> Problem requirements:
Look for the string "source" in the lines and copy each line that has it.
-- start Provided entries --
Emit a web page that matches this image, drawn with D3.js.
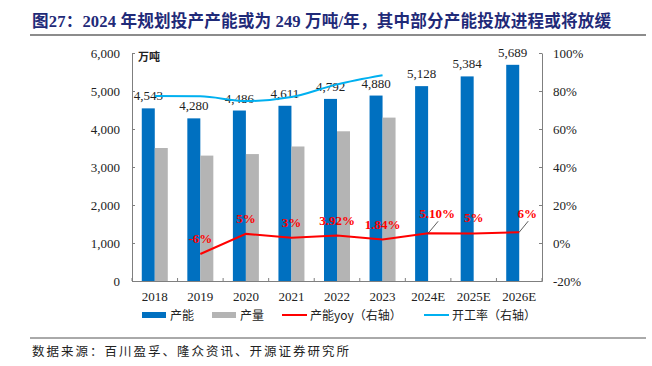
<!DOCTYPE html>
<html lang="zh">
<head>
<meta charset="UTF-8">
<title>图27</title>
<script src="https://d3js.org/d3.v7.min.js"></script>
<style>
  body { margin: 0; background: #fff; }
  svg { display: block; }
  text { font-family: "Liberation Serif", "Noto Sans CJK SC", serif; }
  .cjk { font-family: "Noto Sans CJK SC", sans-serif; }
</style>
</head>
<body>
<svg width="652" height="366"></svg>
<script>
  // data
  const years = ["2018", "2019", "2020", "2021", "2022", "2023", "2024E", "2025E", "2026E"];
  const capacity = [4543, 4280, 4486, 4611, 4792, 4880, 5128, 5384, 5689];
  const output = [3500, 3300, 3340, 3540, 3940, 4300, null, null, null];
  const capYoy = [null, -5.8, 4.8, 2.8, 3.92, 1.84, 5.1, 5.0, 5.7];
  const yoyLabels = [null, "-6%", "5%", "3%", "3.92%", "1.84%", "5.10%", "5%", "6%"];
  const utilRate = [77.4, 77.2, 74.7, 76.8, 83.5, 88.3, null, null, null];
  const leftTicks = [0, 1000, 2000, 3000, 4000, 5000, 6000];
  const rightTicks = [-20, 0, 20, 40, 60, 80, 100];

  const svg = d3.select("svg");
  const plotL = 132, plotR = 542, plotT = 53, plotB = 281;

  const x = d3.scaleBand().domain(years).range([plotL, plotR]);
  const y = d3.scaleLinear().domain([0, 6000]).range([plotB, plotT]);
  const y2 = d3.scaleLinear().domain([-20, 100]).range([plotB, plotT]);
  const bw = 13;
  const axisColor = "#7f7f7f";

  // title
  svg.append("text").attr("x", 32).attr("y", 27)
    .attr("font-size", "16.6px").attr("font-weight", "bold").attr("fill", "#1f2a78")
    .attr("letter-spacing", "0.15px")
    .text("图27：2024 年规划投产产能或为 249 万吨/年，其中部分产能投放进程或将放缓");
  svg.append("line").attr("x1", 30).attr("x2", 646).attr("y1", 35).attr("y2", 35)
    .attr("stroke", "#8c8c8c").attr("stroke-width", 2);

  // bars
  svg.append("g").selectAll("rect").data(years).enter().append("rect")
    .attr("x", d => x(d) + x.bandwidth() / 2 - bw)
    .attr("y", (d, i) => y(capacity[i]))
    .attr("width", bw)
    .attr("height", (d, i) => plotB - y(capacity[i]))
    .attr("fill", "#0070c0");

  svg.append("g").selectAll("rect").data(years.filter((d, i) => output[i] != null)).enter().append("rect")
    .attr("x", d => x(d) + x.bandwidth() / 2)
    .attr("y", (d, i) => y(output[i]))
    .attr("width", bw)
    .attr("height", (d, i) => plotB - y(output[i]))
    .attr("fill", "#b4b4b4");

  // axes
  const leftAxis = svg.append("g").attr("transform", `translate(${plotL},0)`)
    .call(d3.axisLeft(y).tickValues(leftTicks).tickFormat(d3.format(",")).tickSizeInner(-3).tickSizeOuter(0).tickPadding(12));
  const rightAxis = svg.append("g").attr("transform", `translate(${plotR},0)`)
    .call(d3.axisRight(y2).tickValues(rightTicks).tickFormat(d => d + "%").tickSizeInner(-3).tickSizeOuter(0).tickPadding(11));
  const xAxis = svg.append("g").attr("transform", `translate(0,${plotB})`)
    .call(d3.axisBottom(x).tickSize(0).tickPadding(11));
  xAxis.selectAll(".tick").append("line")
    .attr("x1", x.bandwidth() / 2).attr("x2", x.bandwidth() / 2)
    .attr("y1", 0).attr("y2", -3).attr("stroke", axisColor);

  [leftAxis, rightAxis, xAxis].forEach(g => {
    g.select(".domain").attr("stroke", axisColor);
    g.selectAll(".tick line").attr("stroke", axisColor);
    g.selectAll(".tick text").attr("font-size", "13px").attr("fill", "#222")
      .attr("font-family", "Liberation Serif");
  });
  xAxis.append("line").attr("x1", plotL).attr("x2", plotL).attr("y1", 0).attr("y2", -3).attr("stroke", axisColor);

  svg.append("text").attr("class", "cjk").attr("x", 138).attr("y", 61)
    .attr("font-size", "11px").attr("font-weight", "bold").attr("fill", "#222").text("万吨");

  // capacity labels
  svg.append("g").selectAll("text").data(years).enter().append("text")
    .attr("x", d => x(d) + x.bandwidth() / 2 - bw / 2)
    .attr("y", (d, i) => y(capacity[i]) - 8)
    .attr("text-anchor", "middle").attr("font-size", "13px").attr("fill", "#222")
    .text((d, i) => d3.format(",")(capacity[i]));

  // utilisation line
  const cx = d => x(d) + x.bandwidth() / 2;
  const utilPts = years.map((d, i) => [cx(d), utilRate[i]]).filter(p => p[1] != null);
  svg.append("path").datum(utilPts)
    .attr("d", d3.line().x(p => p[0]).y(p => y2(p[1])).curve(d3.curveMonotoneX))
    .attr("fill", "none").attr("stroke", "#00b0f0").attr("stroke-width", 2);

  // yoy line
  const yoyPts = years.map((d, i) => [cx(d), capYoy[i], yoyLabels[i]]).filter(p => p[1] != null);
  svg.append("path").datum(yoyPts)
    .attr("d", d3.line().x(p => p[0]).y(p => y2(p[1])))
    .attr("fill", "none").attr("stroke", "#ff0000").attr("stroke-width", 2);

  // yoy labels, two of them pushed off with a leader line
  const leader = { "5.10%": [10, -12], "6%": [9, -11] };
  const lg = svg.append("g");
  yoyPts.forEach(p => {
    const px = p[0], py = y2(p[1]);
    let lx = px, ly = py - 11;
    if (leader[p[2]]) {
      const o = leader[p[2]];
      lg.append("line").attr("x1", px).attr("y1", py).attr("x2", px + o[0]).attr("y2", py + o[1])
        .attr("stroke", "#333").attr("stroke-width", 0.8);
      lx = px + o[0] - 1; ly = py + o[1] - 3;
    }
    if (p[2] === "5%" && p[1] === 5.0) ly = py - 12;
    lg.append("text").attr("x", lx).attr("y", ly)
      .attr("text-anchor", "middle").attr("font-size", "13px").attr("font-weight", "bold")
      .attr("fill", "#ff0000").text(p[2]);
  });

  // legend
  const legend = [
    { name: "产能", type: "bar", color: "#0070c0", x: 142 },
    { name: "产量", type: "bar", color: "#b4b4b4", x: 212 },
    { name: "产能yoy（右轴）", type: "line", color: "#ff0000", x: 282 },
    { name: "开工率（右轴）", type: "line", color: "#00b0f0", x: 424 }
  ];
  const lgd = svg.append("g");
  legend.forEach(l => {
    if (l.type === "bar") {
      lgd.append("rect").attr("x", l.x).attr("y", 312).attr("width", 24).attr("height", 6).attr("fill", l.color);
    } else {
      lgd.append("line").attr("x1", l.x).attr("x2", l.x + 25).attr("y1", 315).attr("y2", 315)
        .attr("stroke", l.color).attr("stroke-width", 2);
    }
    lgd.append("text").attr("class", "cjk").attr("x", l.x + 28).attr("y", 319.5)
      .attr("font-size", "12px").attr("fill", "#222").text(l.name);
  });

  // source
  svg.append("line").attr("x1", 30).attr("x2", 646).attr("y1", 338).attr("y2", 338)
    .attr("stroke", "#555").attr("stroke-width", 1);
  svg.append("text").attr("class", "cjk").attr("x", 32).attr("y", 356)
    .attr("font-size", "12.5px").attr("letter-spacing", "2px").attr("fill", "#222")
    .text("数据来源：百川盈孚、隆众资讯、开源证券研究所");
</script>
</body>
</html>
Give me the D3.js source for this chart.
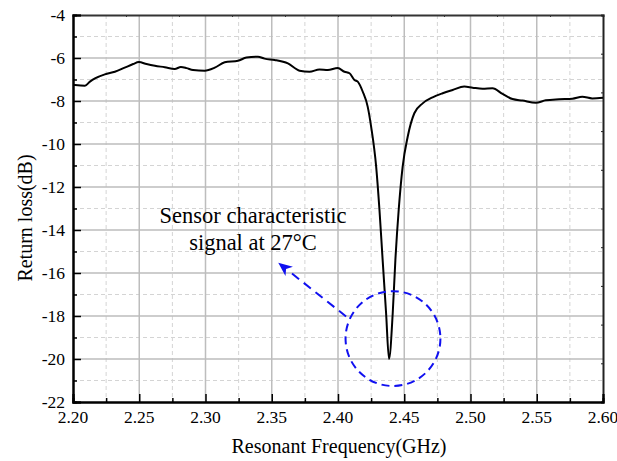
<!DOCTYPE html>
<html><head><meta charset="utf-8">
<script src="https://cdn.jsdelivr.net/npm/d3@7"></script>
<style>body{margin:0;background:#fff}svg{display:block}</style>
</head><body>
<svg id="c" width="617" height="461"></svg>
<script>
const freq = [2.2, 2.2015, 2.209, 2.2128, 2.2166, 2.224, 2.2316, 2.239, 2.2454, 2.2497, 2.2555, 2.2618, 2.2693, 2.2768, 2.2814, 2.2857, 2.2906, 2.2994, 2.307, 2.3145, 2.3245, 2.3309, 2.3396, 2.3446, 2.3522, 2.3622, 2.371, 2.3785, 2.386, 2.3923, 2.3998, 2.4049, 2.4087, 2.4124, 2.4149, 2.4187, 2.4224, 2.425, 2.4288, 2.4313, 2.4337, 2.4363, 2.4385, 2.4413, 2.4433, 2.4458, 2.4488, 2.4526, 2.4576, 2.4639, 2.4714, 2.479, 2.4865, 2.4953, 2.5016, 2.5091, 2.5166, 2.5242, 2.5317, 2.5392, 2.5493, 2.5568, 2.5668, 2.5769, 2.5844, 2.5919, 2.6];
const loss = [-7.25, -7.26, -7.29, -7.10, -6.95, -6.76, -6.64, -6.45, -6.28, -6.19, -6.28, -6.36, -6.43, -6.51, -6.42, -6.47, -6.56, -6.59, -6.45, -6.20, -6.13, -5.98, -5.94, -6.03, -6.09, -6.25, -6.59, -6.64, -6.53, -6.56, -6.47, -6.64, -6.71, -7.02, -7.10, -7.57, -8.26, -9.19, -11.05, -13.07, -15.40, -17.87, -20.0, -17.87, -15.40, -13.07, -11.05, -9.66, -8.57, -8.11, -7.83, -7.64, -7.49, -7.33, -7.38, -7.43, -7.41, -7.67, -7.91, -7.98, -8.08, -7.97, -7.92, -7.89, -7.80, -7.88, -7.85];
const xTicks = [2.20, 2.25, 2.30, 2.35, 2.40, 2.45, 2.50, 2.55, 2.60];
const yTicks = [-22, -20, -18, -16, -14, -12, -10, -8, -6, -4];
const xMinor = [2.225, 2.275, 2.325, 2.375, 2.425, 2.475, 2.525, 2.575];
const yMinor = [-21, -19, -17, -15, -13, -11, -9, -7, -5];
const xTitle = "Resonant Frequency(GHz)";
const yTitle = "Return loss(dB)";
const noteLines = ["Sensor characteristic", "signal at 27°C"];
const noteCircle = {f: 2.4415, v: -19.05, r: 0.0358};
const arrowFrom = {f: 2.4061, v: -18.02};
const arrowTo = {f: 2.3549, v: -15.52};

const L = 73, R = 603, T = 15, B = 402;
const svg = d3.select("#c");
const x = d3.scaleLinear().domain([2.2, 2.6]).range([L, R]);
const y = d3.scaleLinear().domain([-22, -4]).range([B, T]);
const font = "'Liberation Serif','Times New Roman',serif";

// grid
const g = svg.append("g");
g.selectAll(".gxm").data(xMinor).join("line").attr("x1", d => x(d)).attr("x2", d => x(d)).attr("y1", T).attr("y2", B)
  .attr("stroke", "#d4d4d4").attr("stroke-width", 1).attr("stroke-dasharray", "4,3");
g.selectAll(".gym").data(yMinor).join("line").attr("y1", d => y(d)).attr("y2", d => y(d)).attr("x1", L).attr("x2", R)
  .attr("stroke", "#d4d4d4").attr("stroke-width", 1).attr("stroke-dasharray", "4,3");
g.selectAll(".gx").data(xTicks.slice(1, -1)).join("line").attr("x1", d => x(d)).attr("x2", d => x(d)).attr("y1", T).attr("y2", B)
  .attr("stroke", "#bdbdbd").attr("stroke-width", 1.5);
g.selectAll(".gy").data(yTicks.slice(1, -1)).join("line").attr("y1", d => y(d)).attr("y2", d => y(d)).attr("x1", L).attr("x2", R)
  .attr("stroke", "#bdbdbd").attr("stroke-width", 1.5);

// top & right frame with small ticks
const xTop = d3.scaleLinear().domain([0, 1]).range([L, R]);
const yRight = d3.scaleLinear().domain([0, 1]).range([B, T]);
svg.append("g").attr("transform", `translate(0,${T})`)
  .call(d3.axisBottom(xTop).ticks(10).tickSize(2).tickFormat(""))
  .call(s => s.select(".domain").attr("stroke", "#333").attr("stroke-width", 2))
  .call(s => s.selectAll(".tick line").attr("stroke", "#333"));
svg.append("g").attr("transform", `translate(${R},0)`)
  .call(d3.axisLeft(yRight).ticks(10).tickSize(2).tickFormat(""))
  .call(s => s.select(".domain").attr("stroke", "#222").attr("stroke-width", 2))
  .call(s => s.selectAll(".tick line").attr("stroke", "#222"));

// curve
const line = d3.line().x((d, i) => x(freq[i])).y(d => y(d)).curve(d3.curveMonotoneX);
svg.append("path").datum(loss).attr("d", line).attr("fill", "none").attr("stroke", "#000").attr("stroke-width", 2)
  .attr("stroke-linejoin", "round");

// axes left/bottom
const xa = svg.append("g").attr("transform", `translate(0,${B})`)
  .call(d3.axisTop(x).tickValues(xTicks).tickSize(8).tickFormat(""));
xa.append("g").call(d3.axisTop(x).tickValues(xMinor).tickSize(4).tickFormat(""));
xa.selectAll(".domain").attr("stroke", "#000").attr("stroke-width", 2);
xa.selectAll(".tick line").attr("stroke", "#000").attr("stroke-width", 1.5);
const ya = svg.append("g").attr("transform", `translate(${L},0)`)
  .call(d3.axisRight(y).tickValues(yTicks).tickSize(8).tickFormat(""));
ya.append("g").call(d3.axisRight(y).tickValues(yMinor).tickSize(4).tickFormat(""));
ya.selectAll(".domain").attr("stroke", "#000").attr("stroke-width", 2);
ya.selectAll(".tick line").attr("stroke", "#000").attr("stroke-width", 1.5);

// tick labels
svg.append("g").selectAll("text").data(xTicks).join("text")
  .attr("x", d => x(d)).attr("y", B + 21).attr("text-anchor", "middle")
  .attr("font-family", font).attr("font-size", 17.5).text(d => d.toFixed(2));
svg.append("g").selectAll("text").data(yTicks).join("text")
  .attr("x", L - 8).attr("y", d => y(d) + 6).attr("text-anchor", "end")
  .attr("font-family", font).attr("font-size", 17.5).text(d => d);

// titles
svg.append("text").attr("x", 339).attr("y", 453).attr("text-anchor", "middle")
  .attr("font-family", font).attr("font-size", 20).text(xTitle);
svg.append("text").attr("transform", `translate(32,218) rotate(-90)`).attr("text-anchor", "middle")
  .attr("font-family", font).attr("font-size", 20).text(yTitle);

// annotation
svg.append("text").attr("font-family", font).attr("font-size", 22.5).attr("text-anchor", "middle")
  .selectAll("tspan").data(noteLines).join("tspan")
  .attr("x", 253).attr("y", (d, i) => 223 + i * 27).text(d => d);
const cx = x(noteCircle.f), cy = y(noteCircle.v), cr = x(noteCircle.f + noteCircle.r) - cx;
svg.append("circle").attr("cx", cx).attr("cy", cy).attr("r", cr).attr("fill", "none")
  .attr("stroke", "#1010f0").attr("stroke-width", 2).attr("stroke-dasharray", "8,5");
const ax1 = x(arrowFrom.f), ay1 = y(arrowFrom.v), ax2 = x(arrowTo.f), ay2 = y(arrowTo.v);
const ang = Math.atan2(ay2 - ay1, ax2 - ax1);
const hl = 14, hw = 6;
const bx = ax2 - hl * Math.cos(ang), by = ay2 - hl * Math.sin(ang);
svg.append("line").attr("x1", ax1).attr("y1", ay1).attr("x2", bx).attr("y2", by)
  .attr("stroke", "#1010f0").attr("stroke-width", 2).attr("stroke-dasharray", "9,6");
svg.append("path").attr("d", `M${ax2},${ay2}L${bx - hw * Math.sin(ang)},${by + hw * Math.cos(ang)}L${bx + 4 * Math.cos(ang)},${by + 4 * Math.sin(ang)}L${bx + hw * Math.sin(ang)},${by - hw * Math.cos(ang)}Z`)
  .attr("fill", "#1010f0");
</script>
</body></html>
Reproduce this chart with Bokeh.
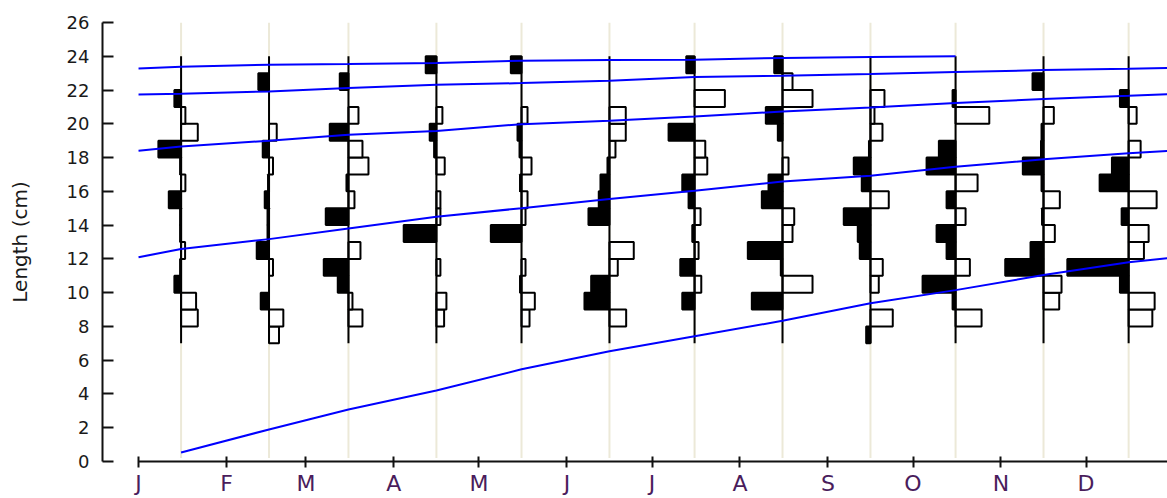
-- end Provided entries --
> Reply to the exercise:
  // source
Give me the D3.js source for this chart.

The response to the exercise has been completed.